The pair of images above show Emsdorf Road in Lundin Links, looking towards the former grocer shop at the start of Hillhead Street. The top image dates to the early 1900s, while the colour photograph is recent. In over a century, the buildings have not altered much but several details have changed. The road surface has been modernised, bus stops have been introduced and the gardens have matured. The houses of "Emsdorf Place" as it was known (on the right) look newly-built in the older picture, with the plants yet to start growing in their gardens.
However, the most significant change is the loss of the old stone wall that once surrounded the old bleaching green (shown centrally in the image detail above). Known locally as Pump Green, this was once the hub of the village of Lundin Mill. This was where the communal water pump was situated that villagers would use on a daily basis. It was where linens and clothing were set out to dry. The green must surely have been connected with the linen hand loom weaving industry originally. When the village of Emsdorf was built around 1800, comprising mainly weavers' cottages, this facility would likely have been constructed as part of the development.
The best account of Pump Green was recorded in 1974 by Esther Menzies (nee Hunter), who was born in Rose Villa, Woodlands Road, in 1895. At the time that the new Lundin Mill Primary School was built, she shared her early memories, aiming to highlight how much life in the village had changed over the years. She was born just before the rapid expansion of Lundin Mill into Lundin Links. In her words, Pump Green was...
"surrounded by a high stone wall following the line of the posts and chain there at present but protruding in an arc for several yards at the south end. There was a gap of about four yards with an iron pump with a turning knob right opposite Laurel Bank. The washing was laid out to bleach in the curved end and we did not play on the green if the washing was there. At other times it was a playground. The grass patch beyond was near oblong. It was crossed by paths - one leading round by the curved wall to Emsdorf Place Houses, another at the east edge in front of their doors and another from Woodlands Road cutting through to meet the one passing alongside the Pump Green wall and leading up to the Hillhead."

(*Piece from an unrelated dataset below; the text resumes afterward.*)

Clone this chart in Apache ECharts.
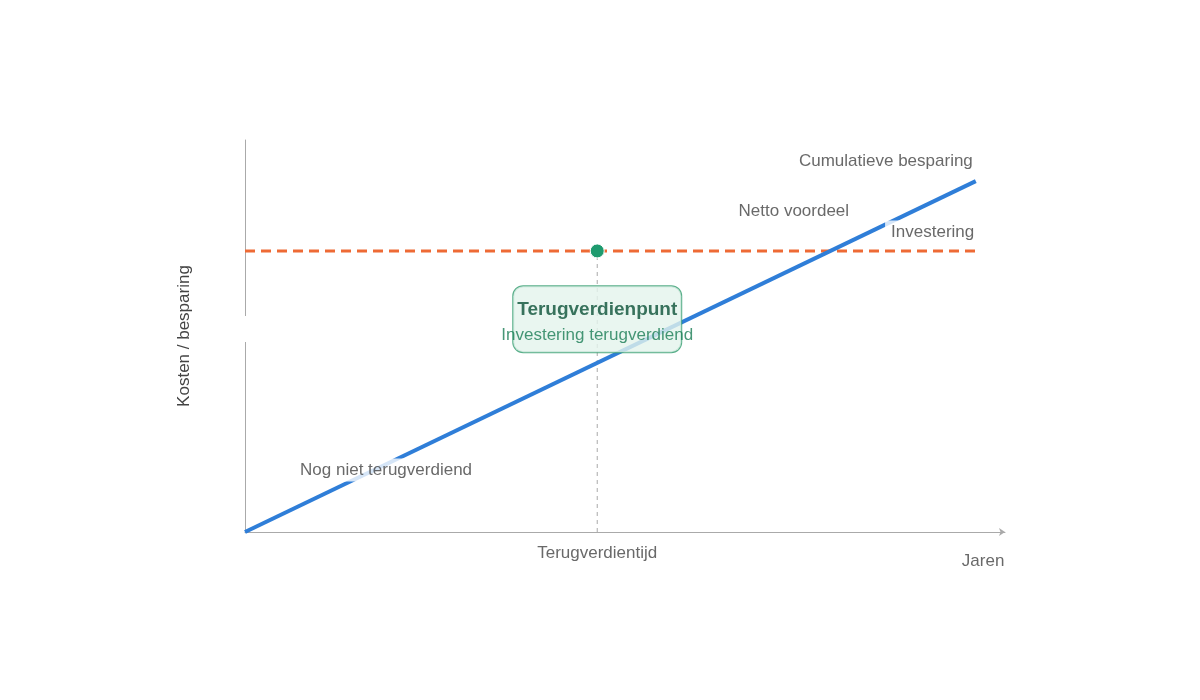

Pump Green was one of several local bleaching greens where linens were laid out to be dried and whitened by sunlight. I wonder whether the white smocks worn by the youngsters in the photo were dried on the green. The map below dates to the 1850s and shows the green's curved wall, pointing south, with the 'pump' marked at the top end. There are weavers' cottages in all directions - Hillhead Road to the north, Emsdorf Crescent to the east, Hatton Terrace (the old name for the terraced cottages on Emsdorf Road) to the south and Emsdorf Street to the west.
Painting a further picture of life in Lundin Mill around the turn of the century, Esther Menzies said...
"This little patch brings back memories of a type of life entirely gone. Near the curved wall of the Pump Green the Punch and Judy man set up his show and we children stood or sat on the grass fascinated with the antics of the dog and the puppets. Here the tramps (we called them gangrels) squatted for their meal....Here too the organ grinder would rest with his barrel organ (hurdy-gurdy was the name then) after going round the streets. The men with their knife-sharpening machines rested there."
The green was scythed by Jimmie Brown from Hatton Law and the grass was carted away for his horse.
A glimpse of the wall of Pump Green also appears in the photograph above, on the extreme lower left. The image was captured at the entrance to David Lindsay's grocer shop. He was the original proprietor of this shop, which then sold items such as bran, oatmeal, dried cod and salt herring from a barrel and parings. The stone wall was demolished soon after these images were taken, presumably to allow the easier passage of the increasing traffic. The water pump moved to corner of Woodlands Road, as the 1912 map below shows (marked W.T. for water tap). The former Pump Green was left as open space with undefined edges until post-1930s, when it was neatly edged and generally tidied up. The line of "posts and chain" mentioned by Esther Menzies are gone but the area remains a small attractive green space to this day.